By Nivedita Bhattacharjee
BENGALURU (Reuters) — Following up on the success of India's moon landing with the Chandrayaan-3, the country's space agency was set to launch a rocket on Saturday to study the sun.
India's first space-based solar probe aims to study solar winds, which can cause disturbance on earth commonly seen as auroras.
Named after the Hindi word for the sun, the Aditya-L1 is set to blast off at 11:50 a.m. (0620 GMT).
The solar mission follows India beating Russia late last month to become the first country to land on the south pole of the moon. While Russia had a more powerful rocket, India's Chandrayaan-3 out-endured the Luna-25 to execute a textbook landing.
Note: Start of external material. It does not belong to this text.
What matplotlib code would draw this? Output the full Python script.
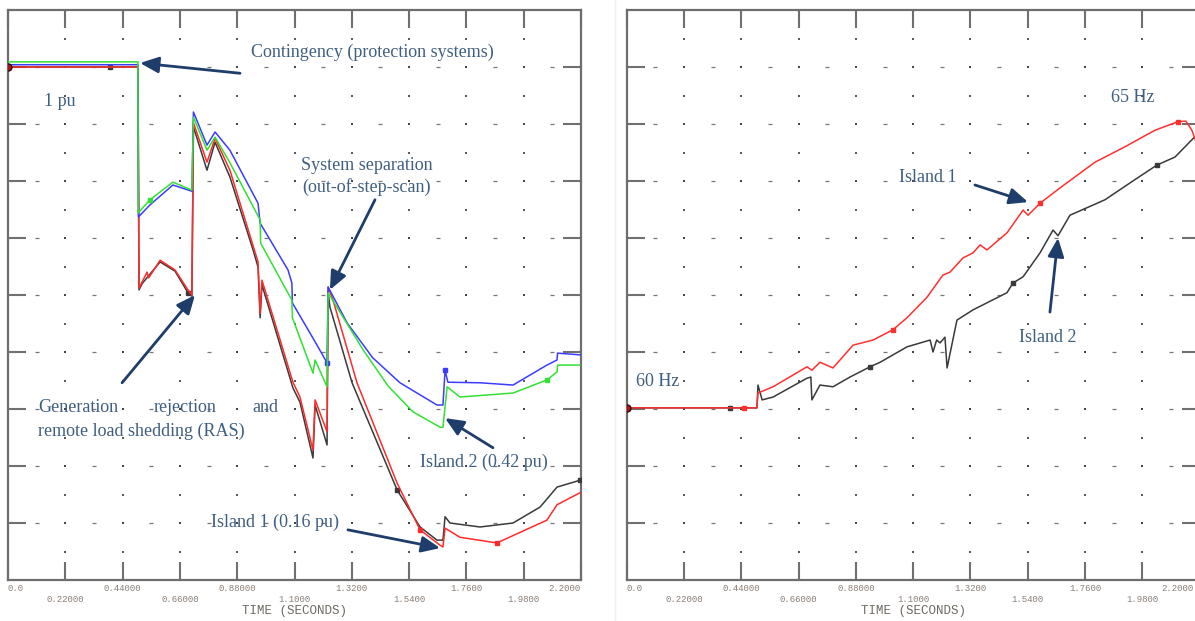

The Aditya-L1 spacecraft is designed to travel about 1.5 million km (930,000 miles) over four months to a kind of parking lot in space where objects tend to stay put because of balancing gravitational forces, reducing fuel consumption for the spacecraft.
Those positions are called Lagrange Points, named after Italian-French mathematician Joseph-Louis Lagrange.
The mission has the capacity to make a «big bang in terms of science,» said Somak Raychaudhury, who was involved in the development of some components of the observatory, adding that energy particles emitted by the sun can hit satellites that control communications on earth.
«There have been episodes when major communications have gone down because a satellite has been hit by a big corona emission. Satellites in low earth orbit are the main focus of global private players, which makes the Aditya L1 mission a very important project,» he said.